Durante los últimos años, la educación pública quedó sepultada bajo la idea de la gratuidad, que a su vez puso indirectamente el énfasis en el costo de la enseñanza para las familias, en el dinero, y no en un proyecto educativo con un horizonte más ancho que se hiciera cargo de lo que existía y lo proyectara al futuro. La gratuidad significó que el Estado se hizo presente en la forma de una cantidad de dinero asignado bajo ciertas condiciones, un gran voucher que ayudaría al estudiante pobre a competir en esa cancha imaginaria que tanto les gusta dibujar a los economistas. Un impulso individual para un campeonato perpetuo. Lo que se discutió durante años fueron cifras, no ideas.

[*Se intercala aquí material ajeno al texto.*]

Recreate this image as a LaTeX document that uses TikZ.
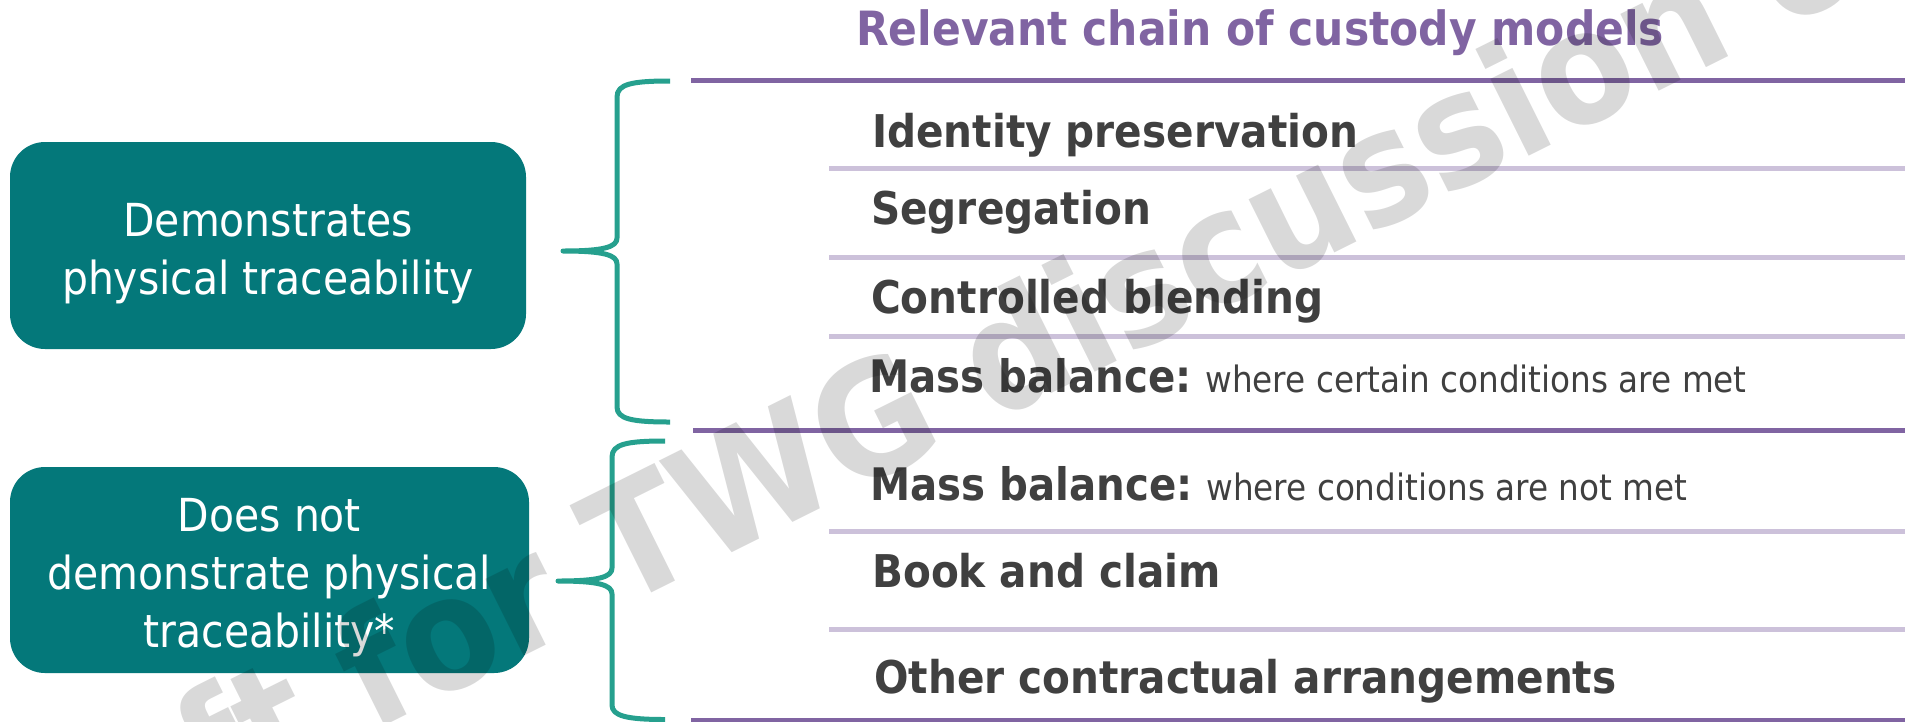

Los discursos en torno a "la gratuidad" rescataron en ocasiones frases sueltas -"gobernar es educar"- que aparentaban retomar una gesta histórica, con la vaguedad de quien supone encarnar un pasado que en realidad desconoce. Consignas que simplificaron el desafío hasta convertirlo en poco más que una glosa presupuestaria. Discusiones por montos de plata que se acompañaban de señales mediáticas sobre el ensueño de sistemas educativos escandinavos, tomando como modelo países con ingresos muchísimo mayores que el de Chile, con la mitad de su población, un quinto de nuestros índices de desigualdad y una cultura tan distinta como distante. Naturalmente, los más entusiasmados por el modelo nórdico eran dirigentes que jamás habían pasado por el sistema de educación pública local.

La historiadora Sol Serrano sostiene en su ensayo El Liceo que el futuro sin conciencia histórica es abandono. Parafraseándola, es posible concluir que en la discusión política actual la historia de la educación pública chilena -sus circunstancias, significados y repercusiones- quedó reducida a un barniz, o menos que eso, a una salpicadura.

El episodio del bingo no solo significó una fuente de indignación y burla que acabó con la salida de Gerardo Varela del ministerio; su frase nos recordó que los escombros de la educación pública siguen ahí, esparcidos a vista y paciencia de todos; que de vez en cuando tropezamos con ellos en alguna nota de televisión o en las crónicas de la prensa, en los segmentos dedicados a la violencia, la pobreza y la desesperación.